**** RECORDED DATA ****

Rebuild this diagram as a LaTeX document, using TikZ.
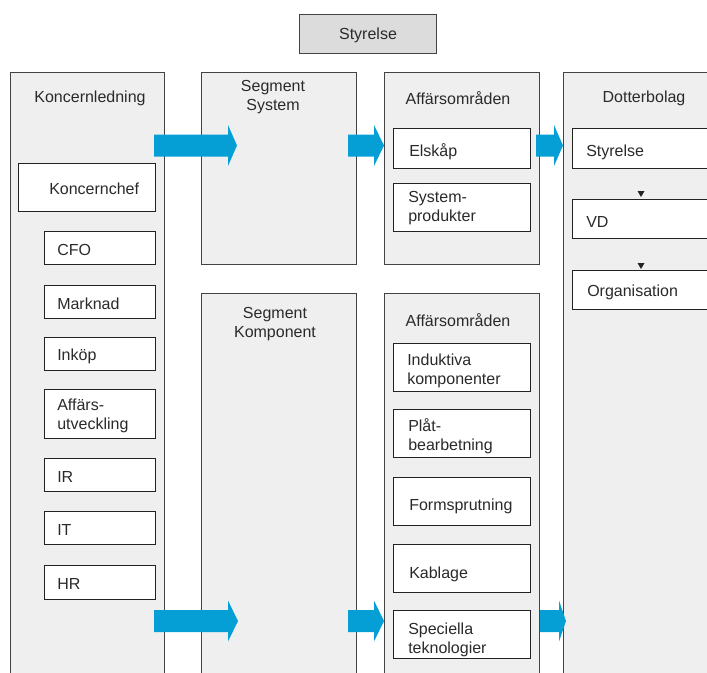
\documentclass[tikz,border=0pt]{standalone}
\usepackage{fontspec}
\setmainfont{Liberation Sans}
\usetikzlibrary{fit}
\definecolor{panelgray}{HTML}{EFEFEF}
\definecolor{topgray}{HTML}{DCDCDC}
\definecolor{arrowblue}{HTML}{069FD5}
\definecolor{ink}{HTML}{222222}
\definecolor{textink}{HTML}{2A2A2A}
\newcommand{\flowarrow}[4]{% x start, head base, tip, y center
  \fill[arrowblue] (#1,#4-11) -- (#2,#4-11) -- (#2,#4-20.5) -- (#3,#4) -- (#2,#4+20.5) -- (#2,#4+11) -- (#1,#4+11) -- cycle;}
\newcommand{\downtri}[2]{\fill[ink] (#1-3.5,#2-3) -- (#1+3.5,#2-3) -- (#1,#2+3) -- cycle;}
\begin{document}
\begin{tikzpicture}[x=0.75pt,y=-0.75pt,
  panel/.style={draw=ink!85, fill=panelgray, line width=0.75pt, inner sep=0pt},
  topbox/.style={draw=ink!85, fill=topgray, line width=0.75pt, inner sep=0pt},
  wbox/.style={draw=ink, fill=white, line width=0.75pt, inner sep=0pt},
  txt/.style={font=\fontsize{12}{14.25}\selectfont, text=textink, inner sep=0pt, yshift=-1.5pt},
  ctxt/.style={txt, align=center},
  ltxt/.style={txt, align=left, anchor=west}]
\useasboundingbox (0,0) rectangle (707,672);

% top box
\node[topbox, fit={(299,14)(436,53)}] (top) {};
\node[ctxt] (toptxt) at (368,33) {Styrelse};

% panels
\node[panel, fit={(10,72)(164,700)}] (kl) {};
\node[panel, fit={(201,72)(356,264)}] (segsys) {};
\node[panel, fit={(201,293)(356,700)}] (segkomp) {};
\node[panel, fit={(384,72)(539,264)}] (affA) {};
\node[panel, fit={(384,293)(539,700)}] (affB) {};
\node[panel, fit={(563,72)(730,700)}] (dotter) {};

\node[ctxt] (kltxt) at (90,96) {Koncernledning};
\node[ctxt] (segsystxt) at (273,95) {Segment\\System};
\node[ctxt] (segkomptxt) at (275,322.5) {Segment\\Komponent};
\node[ctxt] (affAtxt) at (458,96) {Affärsområden};
\node[ctxt] (affBtxt) at (458,318) {Affärsområden};
\node[ctxt] (dottertxt) at (644,96) {Dotterbolag};

% arrows
\flowarrow{154}{228}{237}{145.5}
\flowarrow{348}{374}{384}{145.5}
\flowarrow{536}{554}{563}{145.5}
\flowarrow{154}{228}{238}{621}
\flowarrow{348}{374}{384}{621}
\flowarrow{540}{559}{566}{621}

% Koncernledning boxes
\node[wbox, fit={(18,163)(155,211)}] (kc) {};
\node[ltxt] (kctxt) at (49,187) {Koncernchef};
\node[wbox, fit={(44,231)(155,264)}] (cfo) {};
\node[ltxt] (cfotxt) at (57,248) {CFO};
\node[wbox, fit={(44,285)(155,318)}] (mark) {};
\node[ltxt] (marktxt) at (57,302) {Marknad};
\node[wbox, fit={(44,337)(155,370)}] (ink) {};
\node[ltxt] (inktxt) at (57,354) {Inköp};
\node[wbox, fit={(44,389)(155,438)}] (aff) {};
\node[ltxt] (afftxt) at (57,414) {Affärs-\\utveckling};
\node[wbox, fit={(44,458)(155,491)}] (ir) {};
\node[ltxt] (irtxt) at (57,475) {IR};
\node[wbox, fit={(44,511)(155,544)}] (it) {};
\node[ltxt] (ittxt) at (57,528) {IT};
\node[wbox, fit={(44,565)(155,599)}] (hr) {};
\node[ltxt] (hrtxt) at (57,582) {HR};

% Affärsområden top
\node[wbox, fit={(393,128)(530,168)}] (els) {};
\node[ltxt] (elstxt) at (409,150) {Elskåp};
\node[wbox, fit={(393,183)(530,231)}] (sysp) {};
\node[ltxt] (sysptxt) at (408,206.5) {System-\\produkter};

% Affärsområden bottom
\node[wbox, fit={(393,343)(530,391)}] (ind) {};
\node[ltxt] (indtxt) at (407,368.5) {Induktiva\\komponenter};
\node[wbox, fit={(393,409)(530,457)}] (plat) {};
\node[ltxt] (plattxt) at (408,434.5) {Plåt-\\bearbetning};
\node[wbox, fit={(393,477)(530,525)}] (form) {};
\node[ltxt] (formtxt) at (409,504) {Formsprutning};
\node[wbox, fit={(393,544)(530,592)}] (kab) {};
\node[ltxt] (kabtxt) at (409,572) {Kablage};
\node[wbox, fit={(393,610)(530,658)}] (spec) {};
\node[ltxt] (spectxt) at (408,637.5) {Speciella\\teknologier};

% Dotterbolag boxes
\node[wbox, fit={(572,128)(720,168)}] (dsty) {};
\node[ltxt] (dstytxt) at (586,150) {Styrelse};
\node[wbox, fit={(572,199)(720,238)}] (dvd) {};
\node[ltxt] (dvdtxt) at (586,220) {VD};
\node[wbox, fit={(572,270)(720,309)}] (dorg) {};
\node[ltxt] (dorgtxt) at (587,290) {Organisation};

\downtri{641}{194}
\downtri{641}{266}
\end{tikzpicture}
\end{document}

****

Transcribe the full listing character for character. Pictures are excluded.

▶ _CORRECT RESULT_:
Rebuild this diagram as a LaTeX document, using TikZ.
\documentclass[tikz,border=0pt]{standalone}
\usepackage{fontspec}
\setmainfont{Liberation Sans}
\usetikzlibrary{fit}
\definecolor{panelgray}{HTML}{EFEFEF}
\definecolor{topgray}{HTML}{DCDCDC}
\definecolor{arrowblue}{HTML}{069FD5}
\definecolor{ink}{HTML}{222222}
\definecolor{textink}{HTML}{2A2A2A}
\newcommand{\flowarrow}[4]{% x start, head base, tip, y center
  \fill[arrowblue] (#1,#4-11) -- (#2,#4-11) -- (#2,#4-20.5) -- (#3,#4) -- (#2,#4+20.5) -- (#2,#4+11) -- (#1,#4+11) -- cycle;}
\newcommand{\downtri}[2]{\fill[ink] (#1-3.5,#2-3) -- (#1+3.5,#2-3) -- (#1,#2+3) -- cycle;}
\begin{document}
\begin{tikzpicture}[x=0.75pt,y=-0.75pt,
  panel/.style={draw=ink!85, fill=panelgray, line width=0.75pt, inner sep=0pt},
  topbox/.style={draw=ink!85, fill=topgray, line width=0.75pt, inner sep=0pt},
  wbox/.style={draw=ink, fill=white, line width=0.75pt, inner sep=0pt},
  txt/.style={font=\fontsize{12}{14.25}\selectfont, text=textink, inner sep=0pt, yshift=-1.5pt},
  ctxt/.style={txt, align=center},
  ltxt/.style={txt, align=left, anchor=west}]
\useasboundingbox (0,0) rectangle (707,672);

% top box
\node[topbox, fit={(299,14)(436,53)}] (top) {};
\node[ctxt] (toptxt) at (368,33) {Styrelse};

% panels
\node[panel, fit={(10,72)(164,700)}] (kl) {};
\node[panel, fit={(201,72)(356,264)}] (segsys) {};
\node[panel, fit={(201,293)(356,700)}] (segkomp) {};
\node[panel, fit={(384,72)(539,264)}] (affA) {};
\node[panel, fit={(384,293)(539,700)}] (affB) {};
\node[panel, fit={(563,72)(730,700)}] (dotter) {};

\node[ctxt] (kltxt) at (90,96) {Koncernledning};
\node[ctxt] (segsystxt) at (273,95) {Segment\\System};
\node[ctxt] (segkomptxt) at (275,322.5) {Segment\\Komponent};
\node[ctxt] (affAtxt) at (458,96) {Affärsområden};
\node[ctxt] (affBtxt) at (458,318) {Affärsområden};
\node[ctxt] (dottertxt) at (644,96) {Dotterbolag};

% arrows
\flowarrow{154}{228}{237}{145.5}
\flowarrow{348}{374}{384}{145.5}
\flowarrow{536}{554}{563}{145.5}
\flowarrow{154}{228}{238}{621}
\flowarrow{348}{374}{384}{621}
\flowarrow{540}{559}{566}{621}

% Koncernledning boxes
\node[wbox, fit={(18,163)(155,211)}] (kc) {};
\node[ltxt] (kctxt) at (49,187) {Koncernchef};
\node[wbox, fit={(44,231)(155,264)}] (cfo) {};
\node[ltxt] (cfotxt) at (57,248) {CFO};
\node[wbox, fit={(44,285)(155,318)}] (mark) {};
\node[ltxt] (marktxt) at (57,302) {Marknad};
\node[wbox, fit={(44,337)(155,370)}] (ink) {};
\node[ltxt] (inktxt) at (57,354) {Inköp};
\node[wbox, fit={(44,389)(155,438)}] (aff) {};
\node[ltxt] (afftxt) at (57,414) {Affärs-\\utveckling};
\node[wbox, fit={(44,458)(155,491)}] (ir) {};
\node[ltxt] (irtxt) at (57,475) {IR};
\node[wbox, fit={(44,511)(155,544)}] (it) {};
\node[ltxt] (ittxt) at (57,528) {IT};
\node[wbox, fit={(44,565)(155,599)}] (hr) {};
\node[ltxt] (hrtxt) at (57,582) {HR};

% Affärsområden top
\node[wbox, fit={(393,128)(530,168)}] (els) {};
\node[ltxt] (elstxt) at (409,150) {Elskåp};
\node[wbox, fit={(393,183)(530,231)}] (sysp) {};
\node[ltxt] (sysptxt) at (408,206.5) {System-\\produkter};

% Affärsområden bottom
\node[wbox, fit={(393,343)(530,391)}] (ind) {};
\node[ltxt] (indtxt) at (407,368.5) {Induktiva\\komponenter};
\node[wbox, fit={(393,409)(530,457)}] (plat) {};
\node[ltxt] (plattxt) at (408,434.5) {Plåt-\\bearbetning};
\node[wbox, fit={(393,477)(530,525)}] (form) {};
\node[ltxt] (formtxt) at (409,504) {Formsprutning};
\node[wbox, fit={(393,544)(530,592)}] (kab) {};
\node[ltxt] (kabtxt) at (409,572) {Kablage};
\node[wbox, fit={(393,610)(530,658)}] (spec) {};
\node[ltxt] (spectxt) at (408,637.5) {Speciella\\teknologier};

% Dotterbolag boxes
\node[wbox, fit={(572,128)(720,168)}] (dsty) {};
\node[ltxt] (dstytxt) at (586,150) {Styrelse};
\node[wbox, fit={(572,199)(720,238)}] (dvd) {};
\node[ltxt] (dvdtxt) at (586,220) {VD};
\node[wbox, fit={(572,270)(720,309)}] (dorg) {};
\node[ltxt] (dorgtxt) at (587,290) {Organisation};

\downtri{641}{194}
\downtri{641}{266}
\end{tikzpicture}
\end{document}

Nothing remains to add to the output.